Unfortunately, many people get deceived by slick marketing campaigns and promises of quick fixes. As a result, athletes and the general public alike jump headlong into training programs that prescribe movements they are not ready for and thus, ingrain poor movement patterns that lead to future injuries.
Group fitness classes or private sport training programs are not all bad; however, by and large, the primary focus of these programs is to make money, not provide an optimal training experience. DWMA, on the other hand, seeks to screen movement and address movement problems before throwing athletes into their training program.
Imagine, if coaches can identify and address an athlete’s movement issues up front, they will set their athletes up for long-term success with a much lower risk of injury. Adopting this practice will enhance performance and effectively support the athlete’s sports ambitions.
DWMA helps the coach objectively screen and assess an entire team for movement dysfunctions both individually and globally upon arrival. Furthermore, DWMA gives coaches criteria for determining discernible imbalances and weaknesses in the body’s kinetic chain. Once identified, DWMA dictates what the athlete can and can’t do in a training program; and it directs what needs to be fixed before they can jump into higher intensity exercises in their quest to enhance performance and reduce the rate of injury.
The DWMA also serves as a cornerstone for re-screening to determine if the movement corrections prescribed are working. Identifying a link between monitoring findings and incidence of injury to prevent them before they happen is perhaps the ‘holy grail’ in coaching. In this manner, the DWMA allows a coach to enact a movement screen with a high rate of frequency to monitor progress and make appropriate training adjustments without sacrificing the athlete’s time training.

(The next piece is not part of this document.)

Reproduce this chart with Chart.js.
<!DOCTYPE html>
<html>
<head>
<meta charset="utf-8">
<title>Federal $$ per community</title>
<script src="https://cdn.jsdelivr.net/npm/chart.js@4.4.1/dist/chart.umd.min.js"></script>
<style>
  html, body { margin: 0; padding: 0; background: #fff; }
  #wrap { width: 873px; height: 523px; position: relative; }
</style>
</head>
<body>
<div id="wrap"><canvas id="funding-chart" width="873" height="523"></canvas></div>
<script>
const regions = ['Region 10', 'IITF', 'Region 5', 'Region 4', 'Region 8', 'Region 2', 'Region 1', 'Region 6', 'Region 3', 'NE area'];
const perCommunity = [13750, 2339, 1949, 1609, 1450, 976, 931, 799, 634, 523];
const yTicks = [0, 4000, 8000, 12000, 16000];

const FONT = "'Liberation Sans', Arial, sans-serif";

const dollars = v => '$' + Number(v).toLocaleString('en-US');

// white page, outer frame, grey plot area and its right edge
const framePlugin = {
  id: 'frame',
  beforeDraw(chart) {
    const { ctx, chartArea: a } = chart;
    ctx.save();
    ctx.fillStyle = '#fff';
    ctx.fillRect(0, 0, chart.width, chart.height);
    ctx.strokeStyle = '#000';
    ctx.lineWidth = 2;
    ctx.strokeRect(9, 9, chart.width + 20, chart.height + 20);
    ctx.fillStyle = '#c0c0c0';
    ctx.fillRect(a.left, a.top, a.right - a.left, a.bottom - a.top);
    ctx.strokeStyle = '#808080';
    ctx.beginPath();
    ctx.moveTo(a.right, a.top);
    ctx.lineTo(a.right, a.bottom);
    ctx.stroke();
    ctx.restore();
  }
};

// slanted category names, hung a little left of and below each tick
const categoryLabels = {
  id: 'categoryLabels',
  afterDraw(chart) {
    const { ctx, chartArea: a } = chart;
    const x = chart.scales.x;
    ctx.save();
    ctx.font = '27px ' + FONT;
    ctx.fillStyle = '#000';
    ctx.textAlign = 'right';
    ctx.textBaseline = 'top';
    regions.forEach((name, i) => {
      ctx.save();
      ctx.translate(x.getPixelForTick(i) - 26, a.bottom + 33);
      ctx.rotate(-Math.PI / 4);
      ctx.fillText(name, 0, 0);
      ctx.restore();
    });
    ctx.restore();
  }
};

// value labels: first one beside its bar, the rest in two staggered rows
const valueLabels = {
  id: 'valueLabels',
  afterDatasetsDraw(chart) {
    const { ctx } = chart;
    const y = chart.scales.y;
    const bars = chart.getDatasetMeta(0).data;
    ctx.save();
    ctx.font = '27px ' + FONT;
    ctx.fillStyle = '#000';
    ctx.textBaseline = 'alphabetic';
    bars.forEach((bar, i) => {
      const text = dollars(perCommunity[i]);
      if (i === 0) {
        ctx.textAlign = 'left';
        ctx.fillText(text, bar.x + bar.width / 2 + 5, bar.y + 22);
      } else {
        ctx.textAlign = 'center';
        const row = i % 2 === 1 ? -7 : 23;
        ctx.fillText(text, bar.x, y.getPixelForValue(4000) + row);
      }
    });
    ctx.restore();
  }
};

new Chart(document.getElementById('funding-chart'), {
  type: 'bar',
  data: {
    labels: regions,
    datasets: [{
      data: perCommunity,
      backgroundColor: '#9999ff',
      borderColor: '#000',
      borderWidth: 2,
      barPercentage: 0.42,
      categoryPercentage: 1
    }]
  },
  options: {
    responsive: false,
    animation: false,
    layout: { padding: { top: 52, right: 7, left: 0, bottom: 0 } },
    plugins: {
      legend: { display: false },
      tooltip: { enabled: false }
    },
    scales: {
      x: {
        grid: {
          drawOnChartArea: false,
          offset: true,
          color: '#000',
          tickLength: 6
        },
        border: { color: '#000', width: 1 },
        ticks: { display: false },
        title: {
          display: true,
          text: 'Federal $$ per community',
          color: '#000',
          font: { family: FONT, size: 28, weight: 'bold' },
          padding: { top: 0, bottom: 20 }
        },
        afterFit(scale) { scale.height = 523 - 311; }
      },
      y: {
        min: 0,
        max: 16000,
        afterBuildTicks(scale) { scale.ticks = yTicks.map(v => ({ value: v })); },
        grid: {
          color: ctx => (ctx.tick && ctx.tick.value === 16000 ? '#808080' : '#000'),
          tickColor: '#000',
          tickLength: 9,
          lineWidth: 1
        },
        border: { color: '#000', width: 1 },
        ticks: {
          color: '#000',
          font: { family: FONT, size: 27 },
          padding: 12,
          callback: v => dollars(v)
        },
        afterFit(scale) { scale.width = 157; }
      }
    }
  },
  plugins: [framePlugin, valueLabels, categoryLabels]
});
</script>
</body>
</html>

There’s nothing worse than being unable to determine if you’re making any progress with a training program you’ve given to an athlete. DWMA allows the coach to feedback the data to athletes and coaches better, which helps immensely with “buy-in” and also provides an opportunity to have discussions on live data, rather than just what happened last month.

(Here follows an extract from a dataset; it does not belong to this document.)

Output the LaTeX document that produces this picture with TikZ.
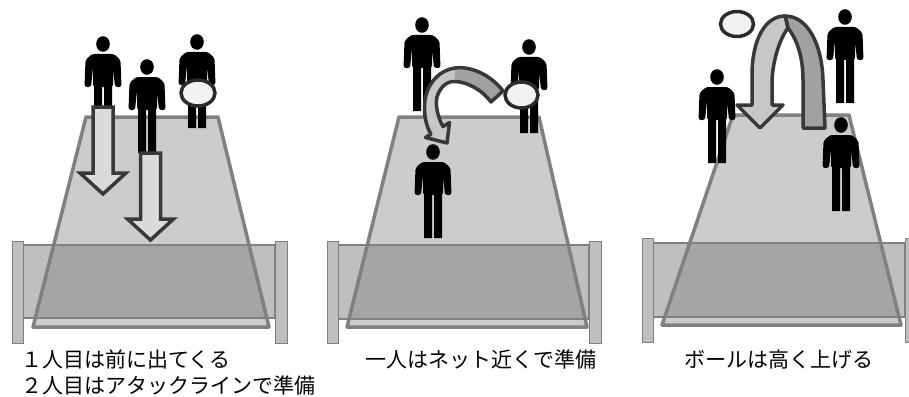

So, what’s the bottom line?
If you’re a coach or someone who prescribes exercise for individuals, you must have the means to distinguish between movement dysfunction and movement deficiency when athletes come to you. If you don’t do this, there’s a good chance you are trying to treat each athlete the same by giving them a standard training program without first addressing their movement problems.
Without this crucial piece up front, ANY training program will at best be suboptimal, and at worst get athletes injured.
Movement ability is critical, so be sure that you’re screening and assessing with DWMA first!